• Task statement: Reproduce, please, the span of lines beginning at the line with "Output the web" and ending at the line with "const yMin=12650000, yMax=13100000, yStep=50000;", inclusive, minus any pictures.

• Dataset rows:
* * * *
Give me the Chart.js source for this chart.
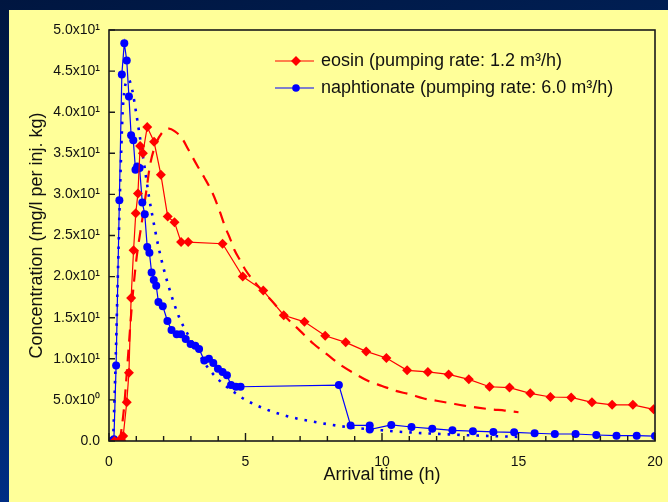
* * * *
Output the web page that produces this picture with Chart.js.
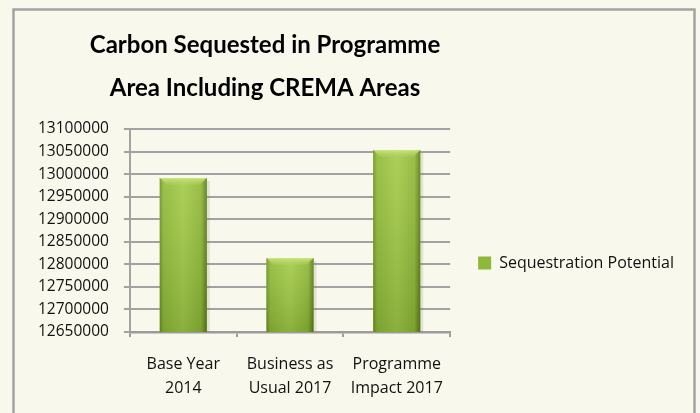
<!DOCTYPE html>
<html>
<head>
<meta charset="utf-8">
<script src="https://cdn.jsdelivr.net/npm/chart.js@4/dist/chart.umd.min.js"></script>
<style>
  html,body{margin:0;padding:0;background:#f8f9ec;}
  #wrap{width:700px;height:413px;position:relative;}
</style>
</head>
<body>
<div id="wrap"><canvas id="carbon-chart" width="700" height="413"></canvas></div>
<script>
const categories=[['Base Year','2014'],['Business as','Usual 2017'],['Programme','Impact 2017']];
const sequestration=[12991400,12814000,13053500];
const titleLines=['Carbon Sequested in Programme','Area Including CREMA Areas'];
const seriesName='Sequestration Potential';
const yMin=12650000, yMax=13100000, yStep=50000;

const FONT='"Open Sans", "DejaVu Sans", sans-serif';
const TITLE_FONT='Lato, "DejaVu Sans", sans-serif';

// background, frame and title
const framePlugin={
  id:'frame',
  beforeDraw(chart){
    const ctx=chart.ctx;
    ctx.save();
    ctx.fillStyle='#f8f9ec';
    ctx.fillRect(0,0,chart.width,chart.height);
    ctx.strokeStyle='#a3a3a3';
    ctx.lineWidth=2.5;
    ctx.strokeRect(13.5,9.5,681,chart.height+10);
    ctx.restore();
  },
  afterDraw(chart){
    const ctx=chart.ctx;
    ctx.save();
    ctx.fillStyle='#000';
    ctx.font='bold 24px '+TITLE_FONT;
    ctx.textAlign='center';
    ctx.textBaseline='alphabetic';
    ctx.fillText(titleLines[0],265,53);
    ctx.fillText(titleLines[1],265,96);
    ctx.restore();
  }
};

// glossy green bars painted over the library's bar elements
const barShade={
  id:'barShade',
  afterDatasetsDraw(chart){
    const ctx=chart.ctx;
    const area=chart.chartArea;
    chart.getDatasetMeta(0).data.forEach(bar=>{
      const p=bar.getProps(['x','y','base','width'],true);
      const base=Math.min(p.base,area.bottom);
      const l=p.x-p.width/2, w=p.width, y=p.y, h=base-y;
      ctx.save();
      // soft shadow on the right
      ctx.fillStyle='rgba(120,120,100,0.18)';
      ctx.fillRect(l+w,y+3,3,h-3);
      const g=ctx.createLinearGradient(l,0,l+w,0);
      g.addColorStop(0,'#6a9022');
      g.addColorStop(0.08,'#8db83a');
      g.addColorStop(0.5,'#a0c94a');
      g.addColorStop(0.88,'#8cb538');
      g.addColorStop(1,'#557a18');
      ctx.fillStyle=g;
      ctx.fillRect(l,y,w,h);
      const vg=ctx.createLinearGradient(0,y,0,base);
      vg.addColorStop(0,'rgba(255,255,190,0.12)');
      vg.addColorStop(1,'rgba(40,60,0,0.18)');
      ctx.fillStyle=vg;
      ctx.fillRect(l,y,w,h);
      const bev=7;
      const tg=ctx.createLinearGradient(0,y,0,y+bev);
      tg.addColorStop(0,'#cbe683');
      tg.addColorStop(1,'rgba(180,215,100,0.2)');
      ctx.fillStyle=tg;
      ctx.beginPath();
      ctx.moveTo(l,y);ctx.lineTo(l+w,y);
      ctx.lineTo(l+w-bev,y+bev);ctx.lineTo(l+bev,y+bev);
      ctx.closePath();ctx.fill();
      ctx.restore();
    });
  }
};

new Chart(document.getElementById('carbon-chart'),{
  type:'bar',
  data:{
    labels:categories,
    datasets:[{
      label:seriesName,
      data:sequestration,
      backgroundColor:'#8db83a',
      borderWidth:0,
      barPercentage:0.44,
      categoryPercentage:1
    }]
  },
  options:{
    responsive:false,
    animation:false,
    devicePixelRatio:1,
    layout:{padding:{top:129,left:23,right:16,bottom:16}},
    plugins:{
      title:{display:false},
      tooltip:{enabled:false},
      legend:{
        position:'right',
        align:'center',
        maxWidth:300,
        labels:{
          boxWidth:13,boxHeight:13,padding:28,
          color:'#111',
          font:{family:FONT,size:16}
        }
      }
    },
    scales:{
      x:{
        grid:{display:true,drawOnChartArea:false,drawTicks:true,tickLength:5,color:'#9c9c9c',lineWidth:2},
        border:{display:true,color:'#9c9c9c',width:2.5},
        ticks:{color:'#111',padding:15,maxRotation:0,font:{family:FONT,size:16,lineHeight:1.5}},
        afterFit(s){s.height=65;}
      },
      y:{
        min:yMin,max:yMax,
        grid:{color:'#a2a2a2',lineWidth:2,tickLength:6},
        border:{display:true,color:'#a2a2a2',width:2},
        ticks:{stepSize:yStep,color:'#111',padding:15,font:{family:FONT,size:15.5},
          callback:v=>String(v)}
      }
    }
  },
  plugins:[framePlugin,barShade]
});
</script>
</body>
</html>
* * * *
• The completed task:
Output the web page that produces this picture with Chart.js.
<!DOCTYPE html>
<html>
<head>
<meta charset="utf-8">
<script src="https://cdn.jsdelivr.net/npm/chart.js@4/dist/chart.umd.min.js"></script>
<style>
  html,body{margin:0;padding:0;background:#f8f9ec;}
  #wrap{width:700px;height:413px;position:relative;}
</style>
</head>
<body>
<div id="wrap"><canvas id="carbon-chart" width="700" height="413"></canvas></div>
<script>
const categories=[['Base Year','2014'],['Business as','Usual 2017'],['Programme','Impact 2017']];
const sequestration=[12991400,12814000,13053500];
const titleLines=['Carbon Sequested in Programme','Area Including CREMA Areas'];
const seriesName='Sequestration Potential';
const yMin=12650000, yMax=13100000, yStep=50000;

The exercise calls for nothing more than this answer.